-- EXCERPTED DATA start --

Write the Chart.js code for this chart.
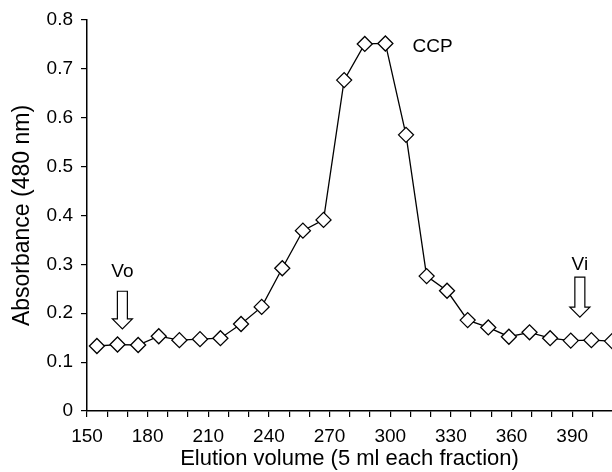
<!DOCTYPE html>
<html>
<head>
<meta charset="utf-8">
<script src="https://cdn.jsdelivr.net/npm/chart.js@4/dist/chart.umd.min.js"></script>
<style>
  html, body { margin: 0; padding: 0; background: #fff; }
  canvas { display: block; }
</style>
</head>
<body>
<canvas id="myChart" width="612" height="472"></canvas>
<script>
// elution volume (ml) of each fraction
var volumes = [154.9, 165.1, 175.3, 185.5, 195.7, 205.9, 216.0, 226.2, 236.4, 246.6,
               256.8, 267.0, 277.2, 287.4, 297.6, 307.8, 318.0, 328.1, 338.3, 348.5,
               358.7, 368.9, 379.1, 389.3, 399.5, 409.7];
// absorbance at 480 nm
var absorbance = [0.133, 0.136, 0.135, 0.153, 0.145, 0.147, 0.149, 0.178, 0.213, 0.292,
                  0.369, 0.391, 0.677, 0.751, 0.752, 0.565, 0.276, 0.246, 0.186, 0.171,
                  0.152, 0.161, 0.149, 0.144, 0.145, 0.143];

var xLabels = [150, 180, 210, 240, 270, 300, 330, 360, 390];

// marker labels: [text, x, y, arrowTop, arrowTip]
var markers = [
  ['Vo', 167.5, 0.284, 0.245, 0.168],
  ['Vi', 393.8, 0.299, 0.274, 0.192]
];
var peakLabel = ['CCP', 311, 0.745];

var font = 'Liberation Sans, Arial, sans-serif';

var notes = {
  id: 'notes',
  afterDatasetsDraw: function(chart) {
    var ctx = chart.ctx;
    var xs = chart.scales.x, ys = chart.scales.y;
    ctx.save();
    ctx.fillStyle = '#000';
    ctx.strokeStyle = '#000';
    ctx.lineWidth = 1.2;
    ctx.font = '19px ' + font;
    ctx.textBaseline = 'middle';
    markers.forEach(function(m) {
      var x = xs.getPixelForValue(m[1]);
      ctx.textAlign = 'center';
      ctx.fillText(m[0], x, ys.getPixelForValue(m[2]));
      var top = ys.getPixelForValue(m[3]);
      var tip = ys.getPixelForValue(m[4]);
      var neck = tip - 10;
      // hollow down arrow
      ctx.beginPath();
      ctx.moveTo(x - 5, top);
      ctx.lineTo(x + 5, top);
      ctx.lineTo(x + 5, neck);
      ctx.lineTo(x + 10, neck);
      ctx.lineTo(x, tip);
      ctx.lineTo(x - 10, neck);
      ctx.lineTo(x - 5, neck);
      ctx.closePath();
      ctx.fillStyle = '#fff';
      ctx.fill();
      ctx.stroke();
      ctx.fillStyle = '#000';
    });
    ctx.textAlign = 'left';
    ctx.fillText(peakLabel[0], xs.getPixelForValue(peakLabel[1]), ys.getPixelForValue(peakLabel[2]));
    ctx.restore();
  }
};

var ctx = document.getElementById('myChart').getContext('2d');
var chart = new Chart(ctx, {
  type: 'line',
  data: {
    datasets: [{
      data: volumes.map(function(v, i) { return { x: v, y: absorbance[i] }; }),
      borderColor: '#000',
      borderWidth: 1.3,
      backgroundColor: '#fff',
      pointStyle: 'rectRot',
      pointRadius: 7.5,
      pointBorderWidth: 1.3,
      pointBackgroundColor: '#fff',
      pointBorderColor: '#000',
      tension: 0,
      clip: false
    }]
  },
  options: {
    responsive: false,
    animation: false,
    events: [],
    layout: { autoPadding: false, padding: { top: 20, right: 0, left: 0, bottom: 0 } },
    plugins: { legend: { display: false }, tooltip: { enabled: false } },
    scales: {
      x: {
        type: 'linear',
        min: 150,
        max: 409.7,
        border: { display: true, color: '#000', width: 1.5 },
        grid: { drawOnChartArea: false, color: '#000', tickLength: 6, lineWidth: 1.2 },
        ticks: {
          stepSize: 10,
          includeBounds: false,
          autoSkip: false,
          maxRotation: 0,
          padding: 8,
          color: '#000',
          font: { family: font, size: 19 },
          callback: function(v) { return xLabels.indexOf(v) >= 0 ? String(v) : ''; }
        },
        title: {
          display: true,
          text: 'Elution volume (5 ml each fraction)',
          color: '#000',
          font: { family: font, size: 22 },
          padding: { top: 0, bottom: 0 }
        },
        afterFit: function(s) { s.height = 61; }
      },
      y: {
        min: 0,
        max: 0.8,
        border: { display: true, color: '#000', width: 1.5 },
        grid: { drawOnChartArea: false, color: '#000', tickLength: 6, lineWidth: 1.2 },
        ticks: {
          stepSize: 0.1,
          padding: 8,
          color: '#000',
          font: { family: font, size: 19 }
        },
        title: {
          display: true,
          text: 'Absorbance (480 nm)',
          color: '#000',
          font: { family: font, size: 23 },
          padding: { top: 9, bottom: 0 }
        },
        afterFit: function(s) { s.width = 87; }
      }
    }
  },
  plugins: [notes]
});
</script>
</body>
</html>
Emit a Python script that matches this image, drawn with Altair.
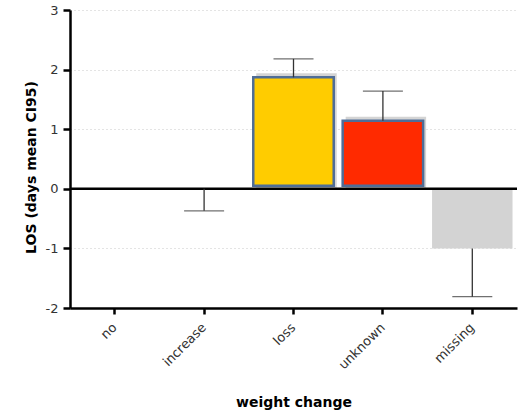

-- EXCERPTED DATA end --

Skip the pictures. Restate exactly the lines from the start of the entries through the line containing "var font = 'Liberation", both ends included.

Write the Chart.js code for this chart.
<!DOCTYPE html>
<html>
<head>
<meta charset="utf-8">
<script src="https://cdn.jsdelivr.net/npm/chart.js@4/dist/chart.umd.min.js"></script>
<style>
  html, body { margin: 0; padding: 0; background: #fff; }
  canvas { display: block; }
</style>
</head>
<body>
<canvas id="myChart" width="612" height="472"></canvas>
<script>
// elution volume (ml) of each fraction
var volumes = [154.9, 165.1, 175.3, 185.5, 195.7, 205.9, 216.0, 226.2, 236.4, 246.6,
               256.8, 267.0, 277.2, 287.4, 297.6, 307.8, 318.0, 328.1, 338.3, 348.5,
               358.7, 368.9, 379.1, 389.3, 399.5, 409.7];
// absorbance at 480 nm
var absorbance = [0.133, 0.136, 0.135, 0.153, 0.145, 0.147, 0.149, 0.178, 0.213, 0.292,
                  0.369, 0.391, 0.677, 0.751, 0.752, 0.565, 0.276, 0.246, 0.186, 0.171,
                  0.152, 0.161, 0.149, 0.144, 0.145, 0.143];

var xLabels = [150, 180, 210, 240, 270, 300, 330, 360, 390];

// marker labels: [text, x, y, arrowTop, arrowTip]
var markers = [
  ['Vo', 167.5, 0.284, 0.245, 0.168],
  ['Vi', 393.8, 0.299, 0.274, 0.192]
];
var peakLabel = ['CCP', 311, 0.745];

var font = 'Liberation Sans, Arial, sans-serif';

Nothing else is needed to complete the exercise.